Quando não só se simplifica o estilo, mas também se altera notavelmente o ordenamento, ultrapassa-se o limite da heráldica.
O poeta romano Horácio (65-8 a.C.), nas Satiræ (1, 1, 106), diz que "est modus in rebus, sunt certi denique fines, quos ultra citraque nequit consistere recte" ("há uma medida nas coisas, afinal existem limites definidos, além e aquém dos quais não se pode ficar bem"). Ainda explorando a armaria espanhola, a identidade visual do governo galego parece exemplificar o caso de uma "logotipação" de brasão que ultrapassa os limites do que fica bem.
A Galiza fez parte do reino asturiano desde a primeira expansão deste, já em meados do século VIII. Em 910, Ordonho II recebeu de seu pai, Afonso III, o título de rei da Galiza e reinou como vassalo de Garcia I de Leão, seu irmão, até 914, quando lhe sucedeu. Desde então, a Galiza sempre foi um reino integrante de um conjunto maior: primeiro, da monarquia leonesa; depois, da castelhana; enfim, da espanhola. Portanto, os arautos, ao elaborarem os seus armoriais, sempre tiveram de lidar com a questão de que havia um rei da Galiza, mas esse rei era o mesmo de Castela e Leão, o qual trazia as armas desses dois reinos, esquarteladas. Resolveram-no inventando armas falantes: atribuíram um cálice (calice em francês, paroxítono) à Galiza (Galice nessa língua). E a invenção pegou.
Essas armas foram muito diversamente ordenadas ao longo dos séculos. As versões mais antigas são três cálices de ouro em campo de azul, mas depois se fixou um só e começou a aparecer tampado, à feição de um cibório. Daí foi fácil confundi-lo com uma custódia ou mesmo um sacrário. Como esses objetos guardam a hóstia, esta acabou convertendo-se em constituinte das armas. Enfim, provavelmente por causa do horror vacui, acrescentaram-se cruzetas de forma e número variáveis, inclusive semeando o campo. O ordenamento vigente foi estabelecido pela Lei 5/1984, de 29 de maio, de símbolos da Galiza:
O Escudo de Galicia trae, en campo de azur, un cáliz de ouro sumado dunha hostia de prata, e acompañado de sete cruces recortadas do mesmo metal, tres a cada lado e unha no centro do xefe.
O timbre coroa real, cerrada, que é un círculo de ouro, engastado de pedras preciosas, composto de oito floróns de follas de acanto, visibles cinco, interpoladas de pérolas e das súas follas saen cadansúas diademas sumadas de pérolas, que converxen nun mundo de azur, co semimeridiano e o ecuador de ouro, sumado de cruz de ouro.

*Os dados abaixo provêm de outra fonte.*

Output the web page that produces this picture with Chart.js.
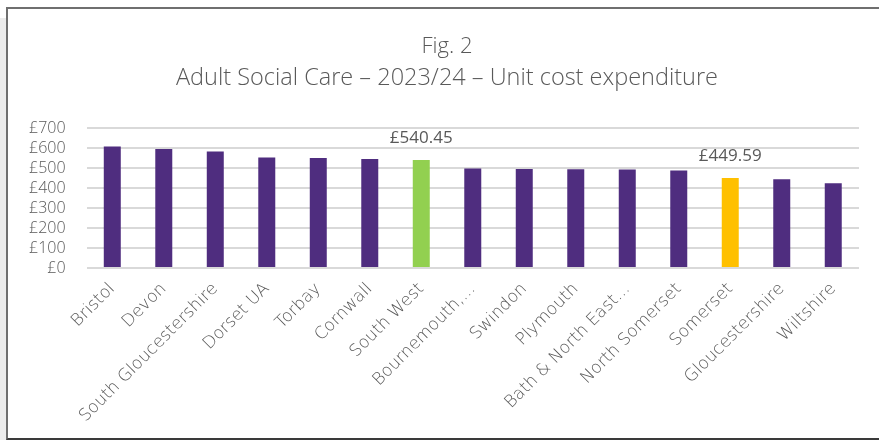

A coroa, forrada de gules, ou vermello.
O manual de identidade visual da Xunta de Galicia, o governo autônomo, dispõe que:
O escudo é un dos elementos de identidade (xunto coa bandeira e o himno), descritos na Lei 5/1984 de 29 de maio.
Grazas a esta protección, o escudo é o elemento mínimo que identifica á Xunta de Galicia en calquera situación, tamaño, posición, soporte ou plataforma. Este elemento debe ser un estándar aplicable de arriba a abaixo, na arquitectura de marcas, de forma coherente e consistente cun obxectivo único e claro: garantir o maior recoñecemento da Xunta de Galicia.
Apesar disso, o "escudo" a que o texto refere é isto:
Emblema da Xunta de Galicia. |
É difícil admitir que seja uma reprodução aceitável das armas galegas. Com efeito, nada impede o uso de uma só cor, nem o estilo "logotipado" do desenho, nem a forma retangular do campo. A dificuldade insuperável é o deslocamento da coroa para dentro deste.
Marca da Xunta de Galicia. |
À falta de argumento que sustente o contrário, é forçoso concluir que neste caso já não se trata do brasão, mas de uma marca baseada nele.